Investigating the fixes for these bugs showed that once understood, the fixes are fairly simple, and the type of fix is correlated with the bug cause. This suggests that fully-automated or semi-automated tools for fixing blocking bugs in Go may be a promising direction.

Go’s built-in deadlock detector was only able to detect two of the 21 blocking bugs reproduced in the study.

Non-blocking bugs

More non-blocking bugs are caused by misuse of shared memory primitives than message passing. About half of these are caused by ‘traditional’ shared memory bug patterns.

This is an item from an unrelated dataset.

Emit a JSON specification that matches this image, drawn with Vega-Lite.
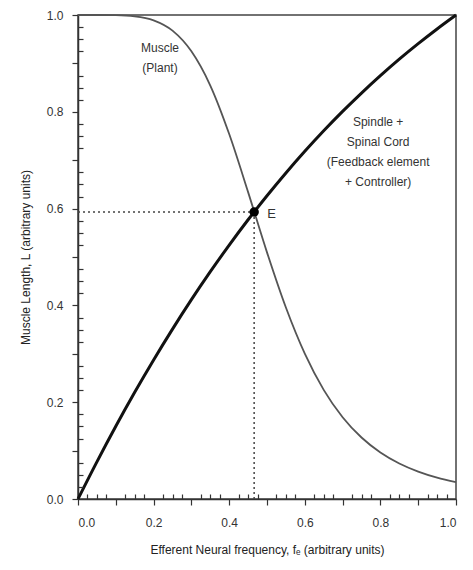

There are also several bugs caused by a lack of understanding of Go language features, especially the sharing of local variables declared before an anonymous function used in a goroutine, and the semantics of WaitGroups.

New programming models and new libraries that Go introduced to ease multi-thread programming can themselves be the cause of more concurrency bugs.

While message-passing based non-blocking bugs were comparatively less common, “the intricate design of message passing in a language can cause these bugs to be especially hard to find when combining with other language-specific features.”

Interestingly, programmers fixing bugs caused by misuse of shared memory primitives showed a preference for using message passing to do so.

Go’s data race detector was able to detect half of the reproduced non-blocking bugs in the study.

Wrapping up

Surprisingly, our study shows that it is as easy to make concurrency bugs with message passing as with shared memory, sometimes even more.

Programmers have to have a clear understanding of:

  • goroutine creation with anonymous functions
  • the usage of buffered vs unbuffered channels
  • the non-determinism of waiting for multiple channel operations using select
  • correct use of the special library time

Although each of these features were designed to ease multi-threaded programming, in reality, it is difficult to write correct Go programs with them.

I regret that I didn’t have space in this write-up to include the many illustrative code samples highlighting details of bugs. If you’re actively developing in Go, the full paper is well worth a read to study them.